Neben einem dramatischen Imageverlust wäre eine Wahlverweigerung schlicht rechtswidrig. Nun ist dringend politische Führung nötig.

Leonberg - Was haben Leonberg und Stuttgart gemeinsam? Beide Städte haben ein Imageproblem, das jeweils zu weiten Teilen hausgemacht ist. In der Landesmetropole ist es der offenkundig zu laxe Umgang mit Massenkundgebungen von Coronaleugnern und deren Gesinnungsgenossen. Der unrühmliche Titel „Querdenker-Hauptstadt“ ist längst in der (digitalen) Welt und dürfte schwer wieder einzufangen sein.

 

Leonberg wiederum ist auf dem besten Wege, zu jener Stadt in Baden-Württemberg zu werden, die auf den schwarzen Listen potenzieller Führungskräfte steht. Wer will schon in einem kommunalen Umfeld arbeiten, in dem Entscheidungen immer wieder vertagt werden, die Stadtentwicklung mithin lahmgelegt ist?

Griechische Tragödie

In einem Umfeld, in dem noch nicht einmal die Wiederbesetzung einer verantwortlichen Position trotz mehrerer Versuche gelingt? Das Drama um die Neuwahl des Ersten Bürgermeisters erstreckt sich seit genau fünf Monaten und steuert der griechischen Tragödie gleich einem bitteren Finale entgegen. Sollte am Dienstag die Beigeordneten-Position tatsächlich nicht besetzt werden, würde sich Leonberg zur kommunalen Lachnummer weit über die Landesgrenzen hinaus machen.

Im Lauf von zwei Besetzungsverfahren haben sich die Stadträte um die 50 Aspiranten angeschaut. Niemand kann also sagen, es hätte keine Auswahl gegeben.

Fatale Gemengelage

Im Lichte der jetzigen verfahrenen Situation wundert es gar nicht mehr so sehr, dass der anfangs gewählte Maic Schillack einen Rückzieher gemacht hat. Womöglich hat der Niedersachse mit langer Kommunalerfahrung gemerkt, dass dieser Gemeinderat in Teilen unberechenbar ist und sein Handeln eher an persönlichen Befindlichkeiten und Parteiinteressen als an Sacherwägungen orientiert. Das dauerhaft angespannte Verhältnis zum Oberbürgermeister kommt erschwerend hinzu.
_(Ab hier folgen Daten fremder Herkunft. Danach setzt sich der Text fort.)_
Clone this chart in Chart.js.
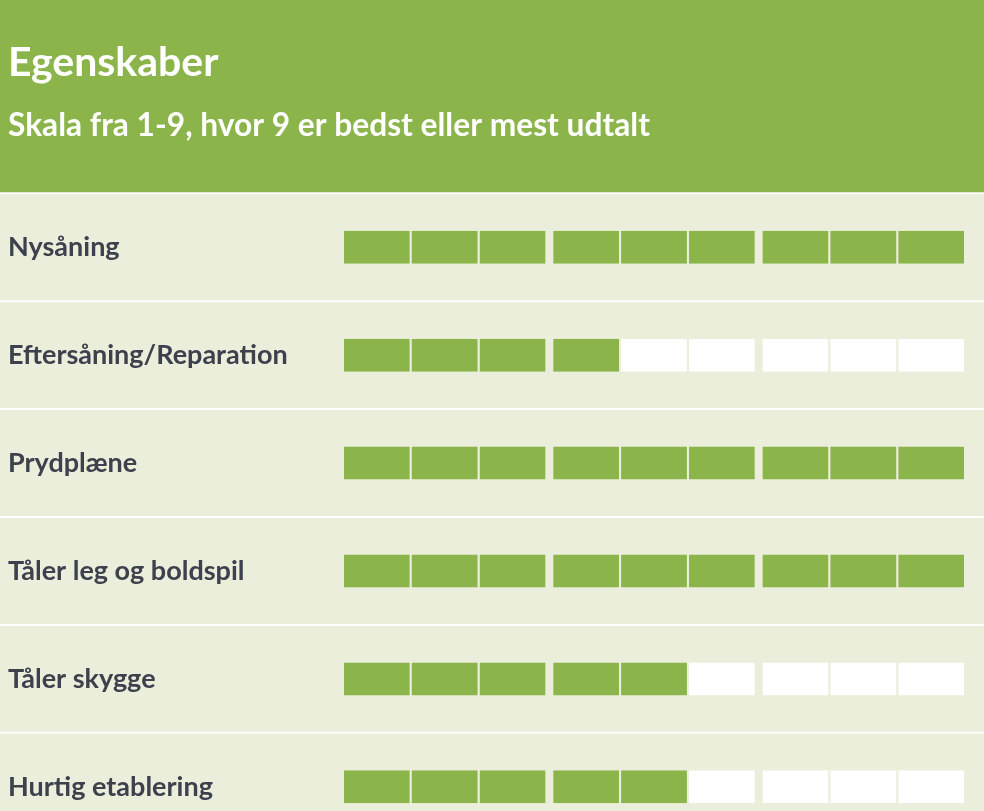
<!DOCTYPE html>
<html>
<head>
<meta charset="utf-8">
<title>Egenskaber</title>
<script src="https://cdn.jsdelivr.net/npm/chart.js@4"></script>
<style>
  html, body { margin: 0; padding: 0; overflow: hidden; background: #ebeeda; }
  .chart-box { position: relative; width: 984px; height: 860px; }
</style>
</head>
<body>
<div class="chart-box"><canvas id="scoreChart"></canvas></div>
<script>
// Egenskaber - score per property on a 1-9 scale

const categories = ["Nysåning", "Eftersåning/Reparation", "Prydplæne", "Tåler leg og boldspil", "Tåler skygge", "Hurtig etablering"];
const scores = [9, 4, 9, 9, 5, 5];
const scaleSteps = [1, 2, 3, 4, 5, 6, 7, 8, 9];

const greenColor = "#8bb54b";
const emptyColor = "#ffffff";
const rowColor = "#ebeeda";

// gaps inside a group of three are small, between groups larger
const cellBorders = [
    { top: 0, bottom: 0, left: 4, right: 0 },
    { top: 0, bottom: 0, left: 2, right: 2 },
    { top: 0, bottom: 0, left: 0, right: 4 }
];

var datasets = scaleSteps.map(function(step, i) {
    return {
        label: "Trin " + step,
        data: categories.map(function() { return 1; }),
        backgroundColor: scores.map(function(s) { return step <= s ? greenColor : emptyColor; }),
        borderColor: "rgba(0,0,0,0)",
        borderWidth: cellBorders[i % 3],
        borderSkipped: false,
        inflateAmount: 0,
        barThickness: 33
    };
});

// header band + white lines between the rows
const rowBackground = {
    id: "rowBackground",
    beforeDraw: function(chart) {
        const ctx = chart.ctx;
        const top = chart.chartArea.top;
        ctx.save();
        ctx.fillStyle = greenColor;
        ctx.fillRect(0, 0, chart.width, top);
        ctx.fillStyle = rowColor;
        ctx.fillRect(0, top, chart.width, chart.height - top);
        ctx.restore();
    },
    beforeDatasetsDraw: function(chart) {
        const ctx = chart.ctx;
        const yScale = chart.scales.y;
        const half = (yScale.getPixelForTick(1) - yScale.getPixelForTick(0)) / 2;
        ctx.save();
        ctx.strokeStyle = "#ffffff";
        ctx.lineWidth = 2;
        for (let i = 0; i < categories.length; i++) {
            const y = yScale.getPixelForTick(i) - half;
            ctx.beginPath();
            ctx.moveTo(0, y);
            ctx.lineTo(chart.width, y);
            ctx.stroke();
        }
        ctx.restore();
    }
};

function drawChart() {
    var ctx = document.getElementById("scoreChart").getContext("2d");
    var scoreChart = new Chart(ctx, {
        type: "bar",
        data: { labels: categories, datasets: datasets },
        plugins: [rowBackground],
        options: {
            indexAxis: "y",
            responsive: true,
            maintainAspectRatio: false,
            animation: false,
            layout: { padding: { left: 8, right: 16, top: 0, bottom: 0 } },
            plugins: {
                legend: { display: false },
                tooltip: { enabled: false },
                title: {
                    display: true,
                    text: "Egenskaber",
                    align: "start",
                    color: "#ffffff",
                    font: { family: "Lato", size: 41, weight: "bold" },
                    padding: { top: 38, bottom: 0 }
                },
                subtitle: {
                    display: true,
                    text: "Skala fra 1-9, hvor 9 er bedst eller mest udtalt",
                    align: "start",
                    color: "#ffffff",
                    font: { family: "Lato", size: 31.7, weight: "bold" },
                    padding: { top: 20, bottom: 48 }
                }
            },
            scales: {
                x: {
                    stacked: true,
                    min: 0,
                    max: scaleSteps.length,
                    display: false
                },
                y: {
                    stacked: true,
                    grid: { display: false },
                    border: { display: false },
                    ticks: {
                        crossAlign: "far",
                        color: "#3c414d",
                        font: { family: "Lato", size: 27, weight: "bold" }
                    },
                    afterFit: function(scale) { scale.width = 332; }
                }
            }
        }
    });
}

document.fonts.load("bold 24px Lato").then(drawChart, drawChart);
</script>
</body>
</html>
Nun steht zu befürchten, dass auch im zweiten Anlauf in dieser fatalen Gemengelage eine sehr respektable Kandidatin unter die Räder gerät. Hinzu kommt die offenkundige Neigung einiger Akteure, sich über Gepflogenheiten von Fairness und Anstand hinwegzusetzen, wie auch über die Gemeindeordnung. Denn die besagt eindeutig, dass die Position spätestens zum Ende einer vierteljährigen Vakanz wiederbesetzt werden muss.

Neue Gesprächskultur

Damit die untragbare Lage nicht vollends aus dem Ruder gerät, ist nun dringend politische Führung gefragt. Der Oberbürgermeister muss die Einhaltung der Gemeindeordnung durchsetzen. Vor allem aber muss er die Weichen für eine neue Gesprächs- und Umgangskultur stellen. Der Rückfall in eine bleierne Zeit, wie sie während des Hallenbadstreits vorgeherrscht hat, wäre fatal für die Stadt.

Die Wahl einer neuen Beigeordneten, die frische Impulse und Gedanken mit sich bringt, wäre ein wichtiger Schritt auf dem Weg in eine bessere Zukunft.